RWKV byte-level tokenizer with longest-match trie search.

This tokenizer maps raw text to a sequence of integer token ids using a fixed vocabulary and a greedy longest-match algorithm.

Arguments

  • vocabulary: list of strings, each line formatted as " ".
  • dtype: output dtype for tensor operations. Must be integer or string type.

Examples

vocab = ["0 ' ' 1", "1 '\n' 1", "2 'the' 3", "3 'hello' 5"]
tok = RWKVTokenizer(vocabulary=vocab)
tok("hello the")

Output: [3, 0, 2]


[source]

from_preset method

RWKVTokenizer.from_preset(preset, config_file="tokenizer.json", **kwargs)

Instantiate a keras_hub.models.Tokenizer from a model preset.

A preset is a directory of configs, weights and other file assets used to save and load a pre-trained model. The preset can be passed as one of:

  1. a built-in preset identifier like 'bert_base_en'
  2. a Kaggle Models handle like 'kaggle://user/bert/keras/bert_base_en'
  3. a Hugging Face handle like 'hf://user/bert_base_en'
  4. a path to a local preset directory like './bert_base_en'

For any Tokenizer subclass, you can run cls.presets.keys() to list all built-in presets available on the class.

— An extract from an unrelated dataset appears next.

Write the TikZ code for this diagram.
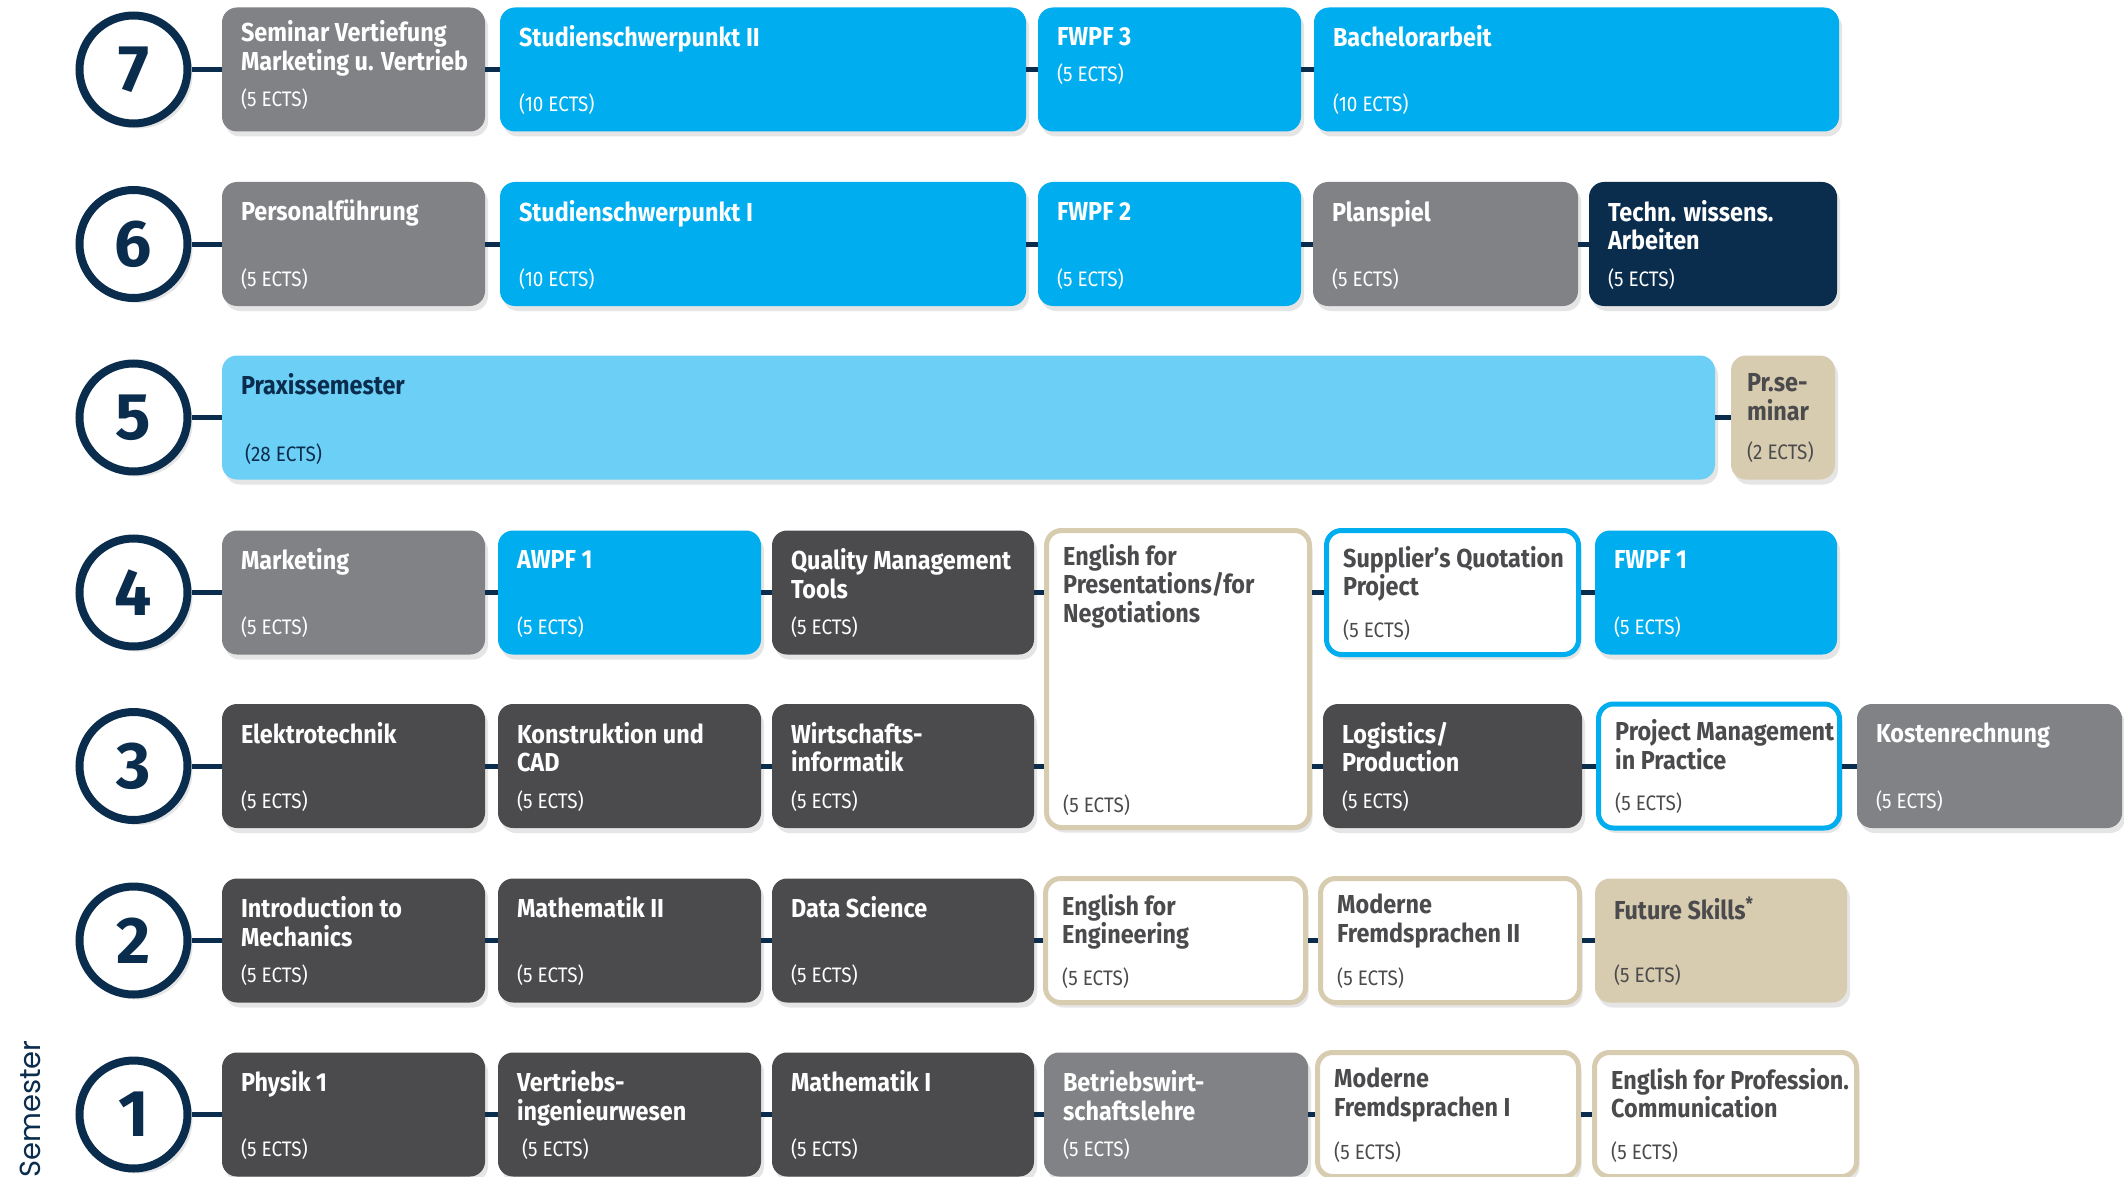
\documentclass[tikz,border=0pt]{standalone}
\usepackage{fontspec}
\setmainfont{Fira Sans}[FakeStretch=0.9]
\newfontfamily\numfont{Fira Sans}
\newfontfamily\semfont{Poppins}
\usepackage{tikz}
\usetikzlibrary{shadows}

\definecolor{navy}{HTML}{0B2D4D}
\definecolor{hsblue}{HTML}{00AEEF}
\definecolor{hslight}{HTML}{6CCFF6}
\definecolor{hsgray}{HTML}{808285}
\definecolor{hsdark}{HTML}{4B4B4D}
\definecolor{hsbeige}{HTML}{D8CCB0}

\begin{document}
\begin{tikzpicture}[x=1pt, y=-1pt]
        %style
        \tikzset{box/.style = {shape=rectangle, rounded corners=15pt, minimum width=#1, minimum height=124pt, inner sep=0pt, drop shadow={shadow xshift=3pt, shadow yshift=-5pt, opacity=1, fill=black!10}}}
        \tikzset{blueline/.style = {box=#1, fill=white, draw=hsblue, line width=5pt}}
        \tikzset{beigeline/.style = {box=#1, fill=white, draw=hsbeige, line width=5pt}}
        \tikzset{semcircle/.style = {shape=circle, draw=navy, line width=8pt, fill=white, minimum size=108pt, inner sep=0pt, text=navy, font=\numfont\bfseries\fontsize{66}{66}\selectfont, drop shadow={shadow xshift=5pt, shadow yshift=-5pt, opacity=1, fill=black!10}}}
        \tikzset{ctitle/.style = {anchor=north west, inner sep=0pt, align=left, xshift=19pt, yshift=-18pt, text=white, font=\bfseries\fontsize{26}{28.5}\selectfont, execute at begin node={\rule{0pt}{20pt}}}}
        \tikzset{dtitle/.style = {ctitle, text=hsdark}}
        \tikzset{ects/.style = {anchor=base west, inner sep=0pt, xshift=19pt, yshift=20pt, text=white, font=\fontsize{21}{24}\selectfont}}
        \tikzset{dects/.style = {ects, text=hsdark}}
        \tikzset{conn/.style = {draw=navy, line width=5pt}}

        \useasboundingbox (0,0) rectangle (2124,1177);
        \fill[white] (0,0) rectangle (2124,1177);

        % semester circles
        \node[semcircle] (c7) at (133.5,69.5)  {7};
        \node[semcircle] (c6) at (133.5,244)   {6};
        \node[semcircle] (c5) at (133.5,417.5) {5};
        \node[semcircle] (c4) at (133.5,592.5) {4};
        \node[semcircle] (c3) at (133.5,766)   {3};
        \node[semcircle] (c2) at (133.5,940.5) {2};
        \node[semcircle] (c1) at (133.5,1114.5) {1};
        \node[rotate=90, anchor=base east, inner sep=0pt, text=navy, font=\semfont\fontsize{29}{29}\selectfont] (semlabel) at (40,1040) {Semester};

        % 7
        \node[box=263pt, fill=hsgray, label={[ctitle, yshift=5pt]north west:Seminar Vertiefung\\Marketing u. Vertrieb}, label={[ects, yshift=5pt]south west:(5 ECTS)}] (sem) at (353.5,69.5) {};
        \node[box=526pt, fill=hsblue, label={[ctitle]north west:Studienschwerpunkt II}, label={[ects]south west:(10 ECTS)}] (ssp2) at (763,69.5) {};
        \node[box=263pt, fill=hsblue, label={[ctitle]north west:FWPF 3}, label={[ects, yshift=30pt]south west:(5 ECTS)}] (fwpf3) at (1169.5,69.5) {};
        \node[box=525pt, fill=hsblue, label={[ctitle]north west:Bachelorarbeit}, label={[ects]south west:(10 ECTS)}] (ba) at (1576.5,69.5) {};

        % 6
        \node[box=263pt, fill=hsgray, label={[ctitle]north west:Personalführung}, label={[ects]south west:(5 ECTS)}] (pf) at (353.5,244) {};
        \node[box=526pt, fill=hsblue, label={[ctitle]north west:Studienschwerpunkt I}, label={[ects]south west:(10 ECTS)}] (ssp1) at (763,244) {};
        \node[box=263pt, fill=hsblue, label={[ctitle]north west:FWPF 2}, label={[ects]south west:(5 ECTS)}] (fwpf2) at (1169.5,244) {};
        \node[box=265pt, fill=hsgray, label={[ctitle]north west:Planspiel}, label={[ects]south west:(5 ECTS)}] (plan) at (1445.5,244) {};
        \node[box=248pt, fill=navy, label={[ctitle]north west:Techn. wissens.\\Arbeiten}, label={[ects]south west:(5 ECTS)}] (twa) at (1713,244) {};

        % 5
        \node[box=1493pt, fill=hslight, label={[ctitle, text=navy]north west:Praxissemester}, label={[ects, text=navy, xshift=4pt, yshift=-2pt]south west:(28 ECTS)}] (praxis) at (968.5,417.5) {};
        \node[box=104pt, fill=hsbeige, label={[dtitle, xshift=-3pt]north west:Pr.se-\\minar}, label={[dects, xshift=-3pt]south west:(2 ECTS)}] (prsem) at (1783,417.5) {};

        % 4
        \node[box=263pt, fill=hsgray, label={[ctitle]north west:Marketing}, label={[ects]south west:(5 ECTS)}] (mkt) at (353.5,592.5) {};
        \node[box=263pt, fill=hsblue, label={[ctitle]north west:AWPF 1}, label={[ects]south west:(5 ECTS)}] (awpf) at (629.5,592.5) {};
        \node[box=262pt, fill=hsdark, label={[ctitle]north west:Quality Management\\Tools}, label={[ects]south west:(5 ECTS)}] (qmt) at (903,592.5) {};
        \node[beigeline=263pt, minimum height=297pt, label={[dtitle, yshift=2pt]north west:English for\\Presentations/for\\Negotiations}, label={[dects, yshift=-2pt]south west:(5 ECTS)}] (engp) at (1178,679) {};
        \node[blueline=252pt, label={[dtitle]north west:Supplier's Quotation\\Project}, label={[dects]south west:(5 ECTS)}] (sqp) at (1452.5,592.5) {};
        \node[box=242pt, fill=hsblue, label={[ctitle]north west:FWPF 1}, label={[ects]south west:(5 ECTS)}] (fwpf1) at (1716,592.5) {};

        % 3
        \node[box=263pt, fill=hsdark, label={[ctitle]north west:Elektrotechnik}, label={[ects]south west:(5 ECTS)}] (et) at (353.5,766) {};
        \node[box=263pt, fill=hsdark, label={[ctitle]north west:Konstruktion und\\CAD}, label={[ects]south west:(5 ECTS)}] (kcad) at (629.5,766) {};
        \node[box=262pt, fill=hsdark, label={[ctitle]north west:Wirtschafts-\\informatik}, label={[ects]south west:(5 ECTS)}] (wi) at (903,766) {};
        \node[box=259pt, fill=hsdark, label={[ctitle]north west:Logistics/\\Production}, label={[ects]south west:(5 ECTS)}] (lp) at (1452.5,766) {};
        \node[blueline=241pt, label={[dtitle]north west:Project Management\\in Practice}, label={[dects]south west:(5 ECTS)}] (pmp) at (1719,766) {};
        \node[box=265pt, fill=hsgray, label={[ctitle]north west:Kostenrechnung}, label={[ects]south west:(5 ECTS)}] (kr) at (1989.5,766) {};

        % 2
        \node[box=263pt, fill=hsdark, label={[ctitle]north west:Introduction to\\Mechanics}, label={[ects]south west:(5 ECTS)}] (itm) at (353.5,940.5) {};
        \node[box=263pt, fill=hsdark, label={[ctitle]north west:Mathematik II}, label={[ects]south west:(5 ECTS)}] (m2) at (629.5,940.5) {};
        \node[box=262pt, fill=hsdark, label={[ctitle]north west:Data Science}, label={[ects]south west:(5 ECTS)}] (ds) at (903,940.5) {};
        \node[beigeline=260pt, label={[dtitle]north west:English for\\Engineering}, label={[dects]south west:(5 ECTS)}] (efe) at (1175.5,940.5) {};
        \node[beigeline=259pt, label={[dtitle]north west:Moderne\\Fremdsprachen II}, label={[dects]south west:(5 ECTS)}] (mf2) at (1450,940.5) {};
        \node[box=252pt, fill=hsbeige, label={[dtitle]north west:Future Skills\textsuperscript{*}}, label={[dects]south west:(5 ECTS)}] (fs) at (1721,940.5) {};

        % 1
        \node[box=263pt, fill=hsdark, label={[ctitle]north west:Physik 1}, label={[ects]south west:(5 ECTS)}] (ph) at (353.5,1114.5) {};
        \node[box=263pt, fill=hsdark, label={[ctitle]north west:Vertriebs-\\ingenieurwesen}, label={[ects, xshift=5pt]south west:(5 ECTS)}] (vi) at (629.5,1114.5) {};
        \node[box=262pt, fill=hsdark, label={[ctitle]north west:Mathematik I}, label={[ects]south west:(5 ECTS)}] (m1) at (903,1114.5) {};
        \node[box=264pt, fill=hsgray, label={[ctitle]north west:Betriebswirt-\\schaftslehre}, label={[ects]south west:(5 ECTS)}] (bwl) at (1176,1114.5) {};
        \node[beigeline=261pt, label={[dtitle]north west:Moderne\\Fremdsprachen I}, label={[dects]south west:(5 ECTS)}] (mf1) at (1448,1114.5) {};
        \node[beigeline=262pt, label={[dtitle]north west:English for Profession.\\Communication}, label={[dects]south west:(5 ECTS)}] (epc) at (1725.5,1114.5) {};

        % connectors
        \draw[conn] (c7) -- (sem) (sem) -- (ssp2) (ssp2) -- (fwpf3) (fwpf3) -- (ba);
        \draw[conn] (c6) -- (pf) (pf) -- (ssp1) (ssp1) -- (fwpf2) (fwpf2) -- (plan) (plan) -- (twa);
        \draw[conn] (c5) -- (praxis) (praxis) -- (prsem);
        \draw[conn] (c4) -- (mkt) (mkt) -- (awpf) (awpf) -- (qmt) (qmt.east) -- (qmt.east -| engp.west) (engp.east |- sqp.west) -- (sqp.west) (sqp) -- (fwpf1);
        \draw[conn] (c3) -- (et) (et) -- (kcad) (kcad) -- (wi) (wi.east) -- (wi.east -| engp.west) (engp.east |- lp.west) -- (lp.west) (lp) -- (pmp) (pmp) -- (kr);
        \draw[conn] (c2) -- (itm) (itm) -- (m2) (m2) -- (ds) (ds) -- (efe) (efe) -- (mf2) (mf2) -- (fs);
        \draw[conn] (c1) -- (ph) (ph) -- (vi) (vi) -- (m1) (m1) -- (bwl) (bwl) -- (mf1) (mf1) -- (epc);
\end{tikzpicture}
\end{document}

This constructor can be called in one of two ways. Either from the base class like keras_hub.models.Tokenizer.from_preset(), or from a model class like keras_hub.models.GemmaTokenizer.from_preset(). If calling from the base class, the subclass of the returning object will be inferred from the config in the preset directory.

Arguments

  • preset: string. A built-in preset identifier, a Kaggle Models handle, a Hugging Face handle, or a path to a local directory.
  • load_weights: bool. If True, the weights will be loaded into the model architecture. If False, the weights will be randomly initialized.

Examples

# Load a preset tokenizer.
tokenizer = keras_hub.tokenizer.Tokenizer.from_preset("bert_base_en")

# Tokenize some input.
tokenizer("The quick brown fox tripped.")

# Detokenize some input.
tokenizer.detokenize([5, 6, 7, 8, 9])
Preset Parameters Description
rwkv7_g1a_0.1b_en 150.00M 150 million parameter RWKV7 model. Optimized for edge devices and mobile deployment.
rwkv7_g1a_0.3b_en 400.00M 400 million parameter RWKV7 model. Small variant balancing speed and instruction following.